EY is bent on expanding its fraud investigation and dispute services unit here. Last year, it invested US$1 million in its first
eDiscovery data centre here. The Serangoon office is a node in a network including three other data centres in Hong Kong, Sydney and Shanghai that will help EY serve its clients who have offices throughout the Asia-Pacific region.
“Why a data centre? Big data,” explained Mr Khoo. “Today, we have high volumes of data with high velocity that change all the time – voice and e-mail correspondence, data coming from mobile devices – all this has caused an explosion of data.”
In the past, investigators used to be able to work on cases uploaded onto mobile platforms. Now those are too small. The average investigation requires EY to store and sift through some four terabytes of data in a high-security environment. One terabyte is 1,000 gigabytes.

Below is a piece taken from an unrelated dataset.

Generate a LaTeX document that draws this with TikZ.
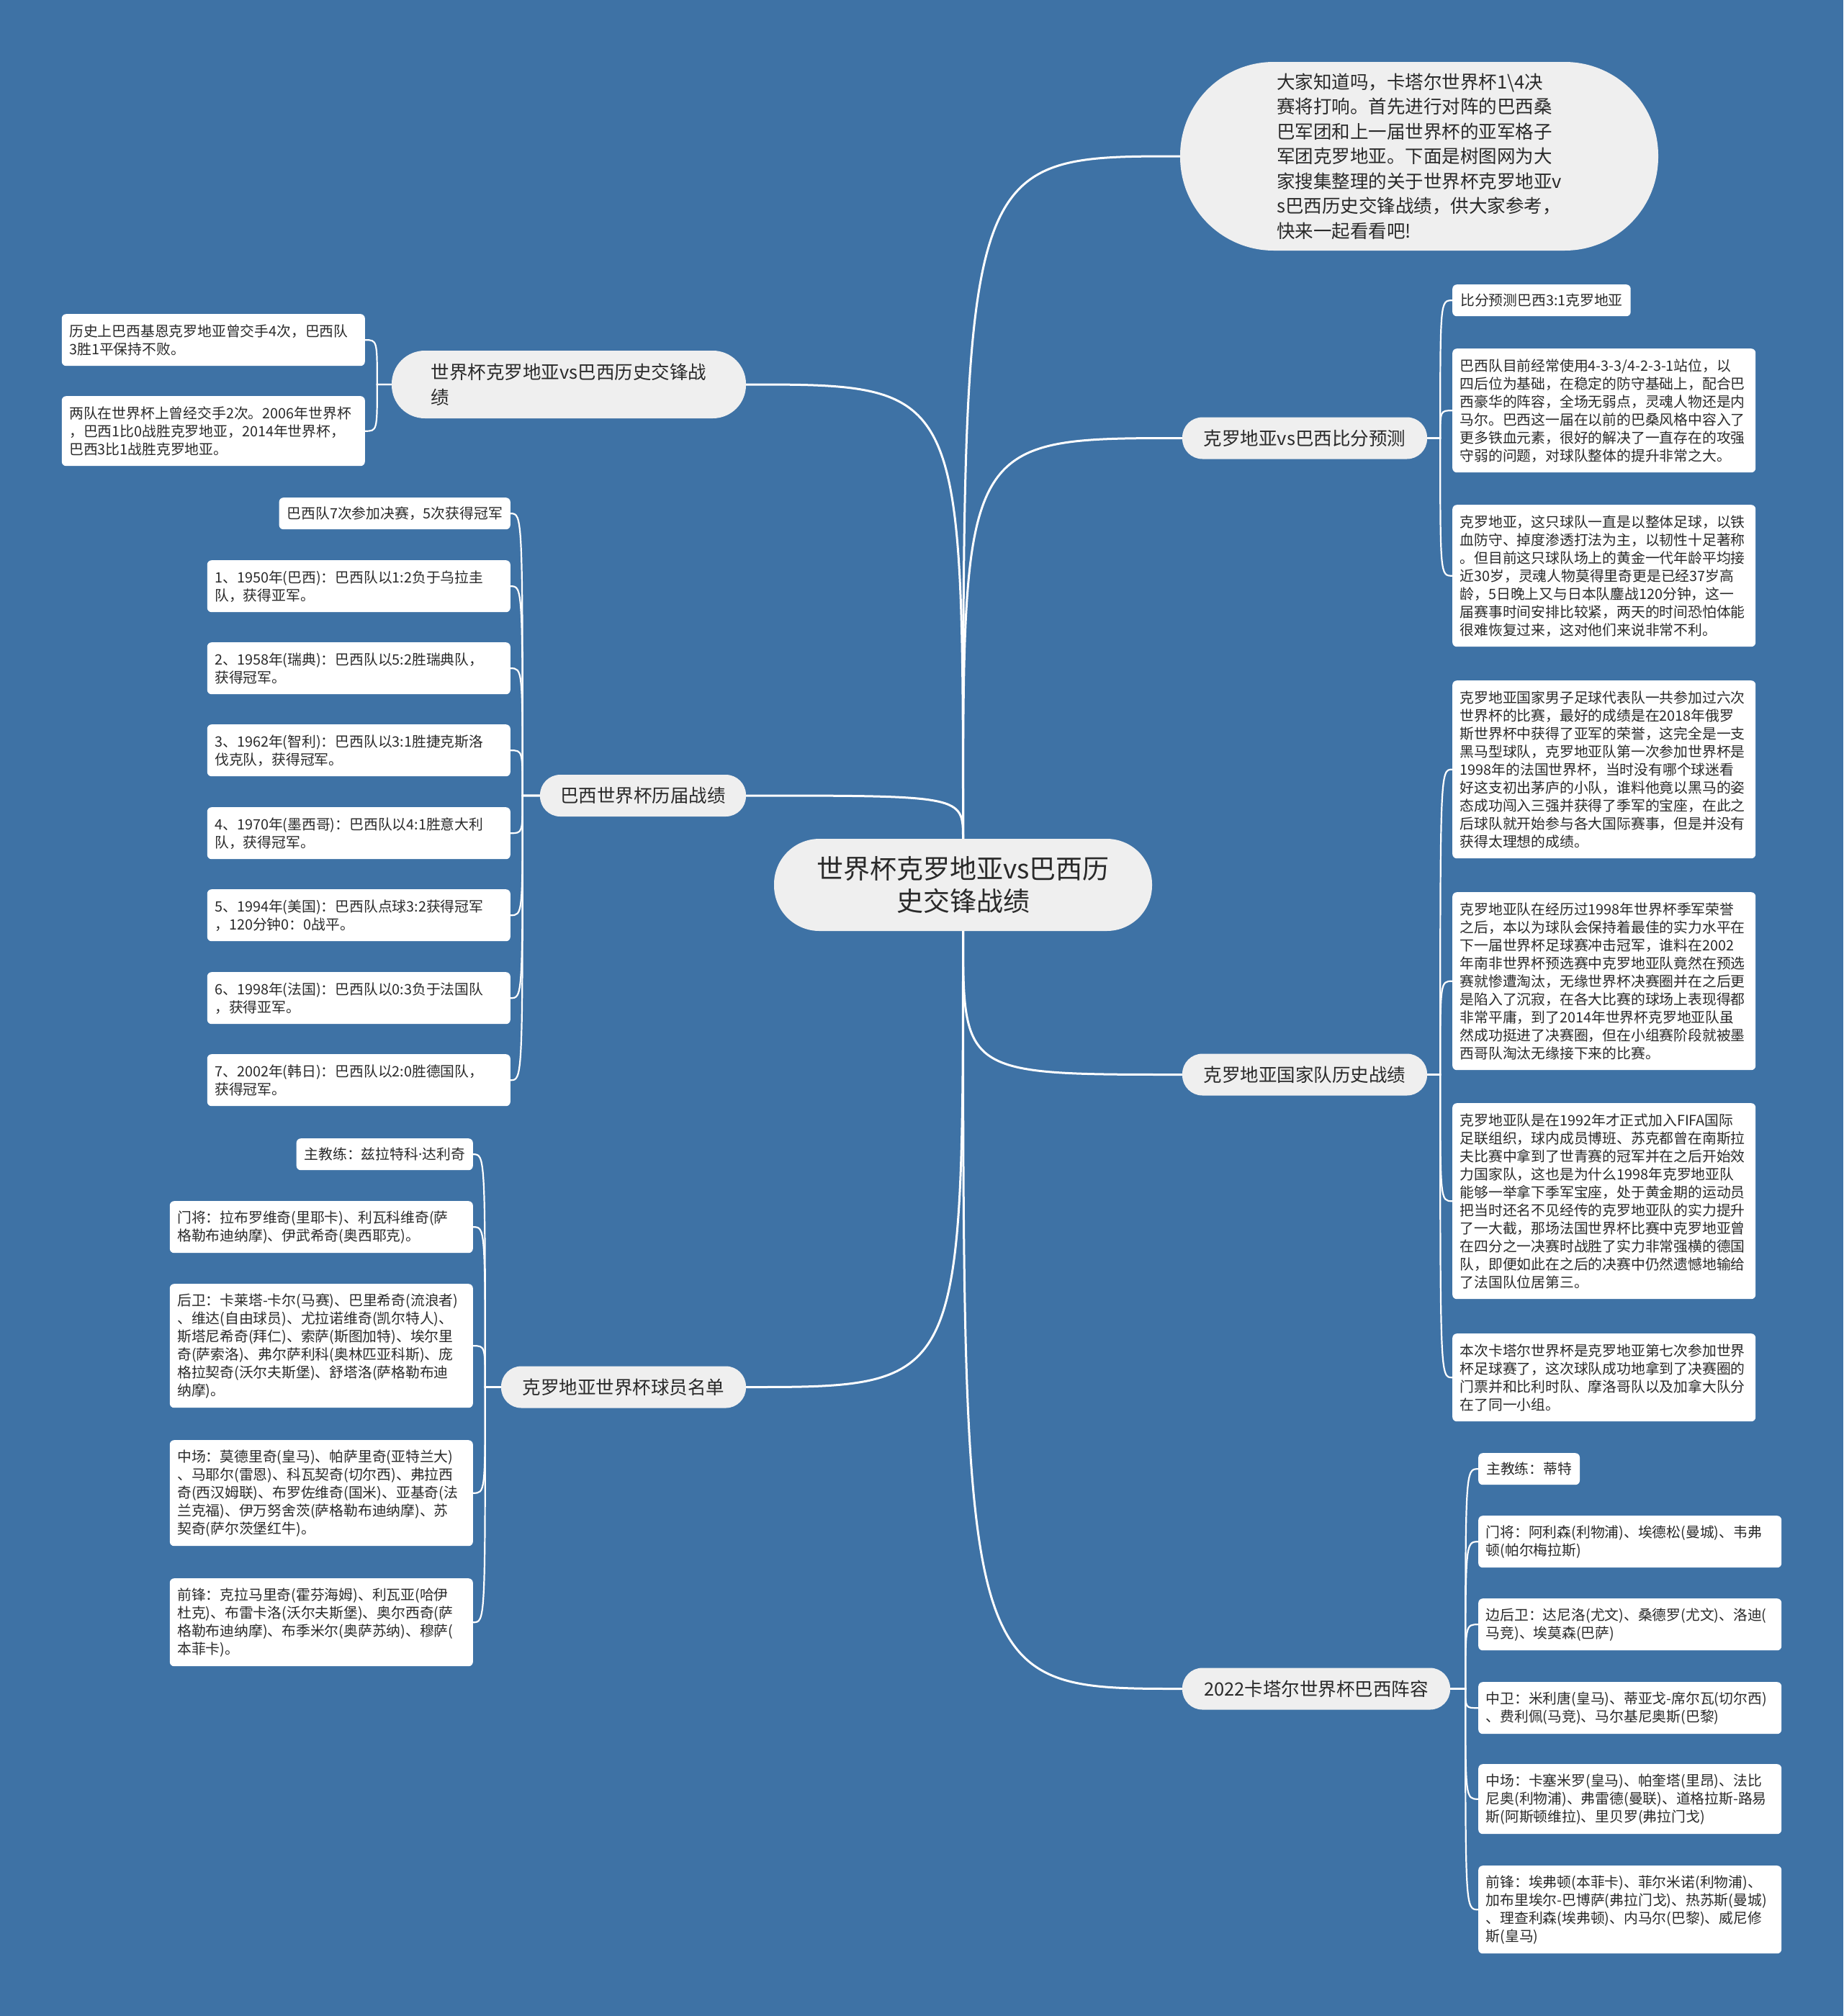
\documentclass[tikz,border=0pt]{standalone}
\usepackage{fontspec}
\setmainfont{Noto Sans CJK SC}
\newfontfamily\latinfont{Noto Sans}
\usetikzlibrary{calc}
\definecolor{bgblue}{HTML}{3E72A5}
\definecolor{pillgray}{HTML}{EFEFEF}
\definecolor{txt}{HTML}{2A2A2A}
\exhyphenpenalty=10000
\hyphenpenalty=10000
\begin{document}
\begin{tikzpicture}[x=1pt,y=-1pt,
  pill/.style={fill=pillgray, text=txt, inner sep=0pt, font=\fontsize{25.5}{35}\selectfont},
  leaf/.style={fill=white, text=txt, rounded corners=6pt, inner xsep=10.5pt, inner ysep=0pt, text width=400pt, align=left, minimum height=#1, font=\fontsize{19.8}{25}\selectfont},
  leafs/.style={fill=white, text=txt, rounded corners=6pt, inner xsep=11pt, inner ysep=0pt, minimum height=44pt, font=\fontsize{19.8}{25}\selectfont},
  conn/.style={draw=white, line width=3pt},
  sub/.style={draw=white, line width=2.2pt}]
\fill[bgblue] (0,0) rectangle (2560,2800);
\useasboundingbox (0,0) rectangle (2560,2800);

% ---------- centre and main branches ----------
\node[pill, minimum width=525pt, minimum height=128pt, rounded corners=63pt, align=center, font=\fontsize{37}{45}\selectfont] (c) at (1337.5,1229) {世界杯克罗地亚vs巴西历\\史交锋战绩};

\node[pill, minimum width=664pt, minimum height=262pt, rounded corners=130pt, align=left, font=\fontsize{25.5}{34.5}\selectfont] (intro) at (1971,217) {大家知道吗，卡塔尔世界杯1\textbackslash 4决\\赛将打响。首先进行对阵的巴西桑\\巴军团和上一届世界杯的亚军格子\\军团克罗地亚。下面是树图网为大\\家搜集整理的关于世界杯克罗地亚v\\s巴西历史交锋战绩，供大家参考，\\快来一起看看吧!};

\node[pill, minimum width=492pt, minimum height=94pt, rounded corners=46pt, align=left] (lb1) at (790,534) {世界杯克罗地亚vs巴西历史交锋战\\绩};
\node[pill, minimum width=286pt, minimum height=58pt, rounded corners=28pt] (lb2) at (893,1105) {巴西世界杯历届战绩};
\node[pill, minimum width=340pt, minimum height=58pt, rounded corners=28pt] (lb3) at (866,1926.5) {克罗地亚世界杯球员名单};
\node[pill, minimum width=340pt, minimum height=58pt, rounded corners=28pt] (rb1) at (1812,608.5) {克罗地亚vs巴西比分预测};
\node[pill, minimum width=340pt, minimum height=58pt, rounded corners=28pt] (rb2) at (1812,1492.5) {克罗地亚国家队历史战绩};
\node[pill, minimum width=372pt, minimum height=58pt, rounded corners=28pt] (rb3) at (1828,2345.5) {2022卡塔尔世界杯巴西阵容};

% ---------- left branch 1 leaves ----------
\node[leaf=72pt, anchor=north east] (l1a) at (507,436) {历史上巴西基恩克罗地亚曾交手4次，巴西队\\3胜1平保持不败。};
\node[leaf=97pt, anchor=north east] (l1b) at (507,550) {两队在世界杯上曾经交手2次。2006年世界杯\\，巴西1比0战胜克罗地亚，2014年世界杯，\\巴西3比1战胜克罗地亚。};

% ---------- left branch 2 leaves ----------
\node[leafs, anchor=north east] (l2a) at (709,691) {巴西队7次参加决赛，5次获得冠军};
\node[leaf=72pt, anchor=north east] (l2b) at (709,778) {1、1950年(巴西)：巴西队以1:2负于乌拉圭\\队，获得亚军。};
\node[leaf=72pt, anchor=north east] (l2c) at (709,892) {2、1958年(瑞典)：巴西队以5:2胜瑞典队，\\获得冠军。};
\node[leaf=72pt, anchor=north east] (l2d) at (709,1006) {3、1962年(智利)：巴西队以3:1胜捷克斯洛\\伐克队，获得冠军。};
\node[leaf=72pt, anchor=north east] (l2e) at (709,1121) {4、1970年(墨西哥)：巴西队以4:1胜意大利\\队，获得冠军。};
\node[leaf=72pt, anchor=north east] (l2f) at (709,1235) {5、1994年(美国)：巴西队点球3:2获得冠军\\，120分钟0：0战平。};
\node[leaf=72pt, anchor=north east] (l2g) at (709,1350) {6、1998年(法国)：巴西队以0:3负于法国队\\，获得亚军。};
\node[leaf=72pt, anchor=north east] (l2h) at (709,1464) {7、2002年(韩日)：巴西队以2:0胜德国队，\\获得冠军。};

% ---------- left branch 3 leaves ----------
\node[leafs, anchor=north east] (l3a) at (657,1581) {主教练：兹拉特科{\latinfont ·}达利奇};
\node[leaf=72pt, anchor=north east] (l3b) at (657,1668) {门将：拉布罗维奇(里耶卡)、利瓦科维奇(萨\\格勒布迪纳摩)、伊武希奇(奥西耶克)。};
\node[leaf=172pt, anchor=north east] (l3c) at (657,1783) {后卫：卡莱塔-卡尔(马赛)、巴里希奇(流浪者)\\、维达(自由球员)、尤拉诺维奇(凯尔特人)、\\斯塔尼希奇(拜仁)、索萨(斯图加特)、埃尔里\\奇(萨索洛)、弗尔萨利科(奥林匹亚科斯)、庞\\格拉契奇(沃尔夫斯堡)、舒塔洛(萨格勒布迪\\纳摩)。};
\node[leaf=147pt, anchor=north east] (l3d) at (657,2000) {中场：莫德里奇(皇马)、帕萨里奇(亚特兰大)\\、马耶尔(雷恩)、科瓦契奇(切尔西)、弗拉西\\奇(西汉姆联)、布罗佐维奇(国米)、亚基奇(法\\兰克福)、伊万努舍茨(萨格勒布迪纳摩)、苏\\契奇(萨尔茨堡红牛)。};
\node[leaf=122pt, anchor=north east] (l3e) at (657,2192) {前锋：克拉马里奇(霍芬海姆)、利瓦亚(哈伊\\杜克)、布雷卡洛(沃尔夫斯堡)、奥尔西奇(萨\\格勒布迪纳摩)、布季米尔(奥萨苏纳)、穆萨(\\本菲卡)。};

% ---------- right branch 1 leaves ----------
\node[leafs, anchor=north west] (r1a) at (2017,395) {比分预测巴西3:1克罗地亚};
\node[leaf=172pt, anchor=north west] (r1b) at (2017,484) {巴西队目前经常使用4-3-3/4-2-3-1站位，以\\四后位为基础，在稳定的防守基础上，配合巴\\西豪华的阵容，全场无弱点，灵魂人物还是内\\马尔。巴西这一届在以前的巴桑风格中容入了\\更多铁血元素，很好的解决了一直存在的攻强\\守弱的问题，对球队整体的提升非常之大。};
\node[leaf=197pt, anchor=north west] (r1c) at (2017,701) {克罗地亚，这只球队一直是以整体足球，以铁\\血防守、掉度渗透打法为主，以韧性十足著称\\。但目前这只球队场上的黄金一代年龄平均接\\近30岁，灵魂人物莫得里奇更是已经37岁高\\龄，5日晚上又与日本队鏖战120分钟，这一\\届赛事时间安排比较紧，两天的时间恐怕体能\\很难恢复过来，这对他们来说非常不利。};

% ---------- right branch 2 leaves ----------
\node[leaf=247pt, anchor=north west] (r2a) at (2017,945) {克罗地亚国家男子足球代表队一共参加过六次\\世界杯的比赛，最好的成绩是在2018年俄罗\\斯世界杯中获得了亚军的荣誉，这完全是一支\\黑马型球队，克罗地亚队第一次参加世界杯是\\1998年的法国世界杯，当时没有哪个球迷看\\好这支初出茅庐的小队，谁料他竟以黑马的姿\\态成功闯入三强并获得了季军的宝座，在此之\\后球队就开始参与各大国际赛事，但是并没有\\获得太理想的成绩。};
\node[leaf=247pt, anchor=north west] (r2b) at (2017,1239) {克罗地亚队在经历过1998年世界杯季军荣誉\\之后，本以为球队会保持着最佳的实力水平在\\下一届世界杯足球赛冲击冠军，谁料在2002\\年南非世界杯预选赛中克罗地亚队竟然在预选\\赛就惨遭淘汰，无缘世界杯决赛圈并在之后更\\是陷入了沉寂，在各大比赛的球场上表现得都\\非常平庸，到了2014年世界杯克罗地亚队虽\\然成功挺进了决赛圈，但在小组赛阶段就被墨\\西哥队淘汰无缘接下来的比赛。};
\node[leaf=272pt, anchor=north west] (r2c) at (2017,1532) {克罗地亚队是在1992年才正式加入FIFA国际\\足联组织，球内成员博班、苏克都曾在南斯拉\\夫比赛中拿到了世青赛的冠军并在之后开始效\\力国家队，这也是为什么1998年克罗地亚队\\能够一举拿下季军宝座，处于黄金期的运动员\\把当时还名不见经传的克罗地亚队的实力提升\\了一大截，那场法国世界杯比赛中克罗地亚曾\\在四分之一决赛时战胜了实力非常强横的德国\\队，即便如此在之后的决赛中仍然遗憾地输给\\了法国队位居第三。};
\node[leaf=122pt, anchor=north west] (r2d) at (2017,1852) {本次卡塔尔世界杯是克罗地亚第七次参加世界\\杯足球赛了，这次球队成功地拿到了决赛圈的\\门票并和比利时队、摩洛哥队以及加拿大队分\\在了同一小组。};

% ---------- right branch 3 leaves ----------
\node[leafs, anchor=north west] (r3a) at (2053,2018) {主教练：蒂特};
\node[leaf=72pt, anchor=north west] (r3b) at (2053,2105) {门将：阿利森(利物浦)、埃德松(曼城)、韦弗\\顿(帕尔梅拉斯)};
\node[leaf=72pt, anchor=north west] (r3c) at (2053,2220) {边后卫：达尼洛(尤文)、桑德罗(尤文)、洛迪(\\马竞)、埃莫森(巴萨)};
\node[leaf=72pt, anchor=north west] (r3d) at (2053,2336) {中卫：米利唐(皇马)、蒂亚戈-席尔瓦(切尔西)\\、费利佩(马竞)、马尔基尼奥斯(巴黎)};
\node[leaf=97pt, anchor=north west] (r3e) at (2053,2450) {中场：卡塞米罗(皇马)、帕奎塔(里昂)、法比\\尼奥(利物浦)、弗雷德(曼联)、道格拉斯-路易\\斯(阿斯顿维拉)、里贝罗(弗拉门戈)};
\node[leaf=122pt, anchor=north west] (r3f) at (2053,2591) {前锋：埃弗顿(本菲卡)、菲尔米诺(利物浦)、\\加布里埃尔-巴博萨(弗拉门戈)、热苏斯(曼城)\\、理查利森(埃弗顿)、内马尔(巴黎)、威尼修\\斯(皇马)};

% ---------- connectors: centre to branches ----------
\draw[conn] (c.north) .. controls (c.north |- intro.west) .. (intro.west);
\draw[conn] (c.north) .. controls (c.north |- rb1.west) .. (rb1.west);
\draw[conn] (c.north) .. controls (c.north |- lb1.east) .. (lb1.east);
\draw[conn] (c.north) .. controls (c.north |- lb2.east) .. (lb2.east);
\draw[conn] (c.south) .. controls (c.south |- rb2.west) .. (rb2.west);
\draw[conn] (c.south) .. controls (c.south |- rb3.west) .. (rb3.west);
\draw[conn] (c.south) .. controls (c.south |- lb3.east) .. (lb3.east);

% ---------- connectors: branches to leaves ----------
\coordinate (t1) at ($(lb1.west)+(-20,0)$);
\coordinate (t2) at ($(lb2.west)+(-24,0)$);
\coordinate (t3) at ($(lb3.west)+(-22,0)$);
\coordinate (u1) at ($(rb1.east)+(18,0)$);
\coordinate (u2) at ($(rb2.east)+(18,0)$);
\coordinate (u3) at ($(rb3.east)+(21,0)$);
\foreach \l in {l1a,l1b}
  \draw[sub] (lb1.west) -- (t1) .. controls (t1 |- \l.east) .. (\l.east);
\foreach \l in {l2a,l2b,l2c,l2d,l2e,l2f,l2g,l2h}
  \draw[sub] (lb2.west) -- (t2) .. controls (t2 |- \l.east) .. (\l.east);
\foreach \l in {l3a,l3b,l3c,l3d,l3e}
  \draw[sub] (lb3.west) -- (t3) .. controls (t3 |- \l.east) .. (\l.east);
\foreach \l in {r1a,r1b,r1c}
  \draw[sub] (rb1.east) -- (u1) .. controls (u1 |- \l.west) .. (\l.west);
\foreach \l in {r2a,r2b,r2c,r2d}
  \draw[sub] (rb2.east) -- (u2) .. controls (u2 |- \l.west) .. (\l.west);
\foreach \l in {r3a,r3b,r3c,r3d,r3e,r3f}
  \draw[sub] (rb3.east) -- (u3) .. controls (u3 |- \l.west) .. (\l.west);
\end{tikzpicture}
\end{document}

To predict fraud, keyword searches are run to catch patterns that are associated with fraud.
One pattern is the use of phrases such as “help fee”, “resolution data” or “facilitation pay” to describe improper payments. Another pattern is for fraudsters to transfer money through different counterparties.
After the predictive coding and manual checks, a data set might yield only 100 or 200 “hot documents” that are relevant to the investigation.
“Basically, we’re taking large amounts of data and looking for patterns of behaviour that may indicate malfeasance,” said EY fraud investigation and dispute services managing partner Chris Fordham.
EY’s fraud investigation team has tripled in strength over the last four years, and Mr Fordham intends for it to double in the next year or two.
But EY is not the only firm eyeing this market. “Everyone’s trying to build teams as well, and you can say there’s a war for talent here,” said Mr Fordham.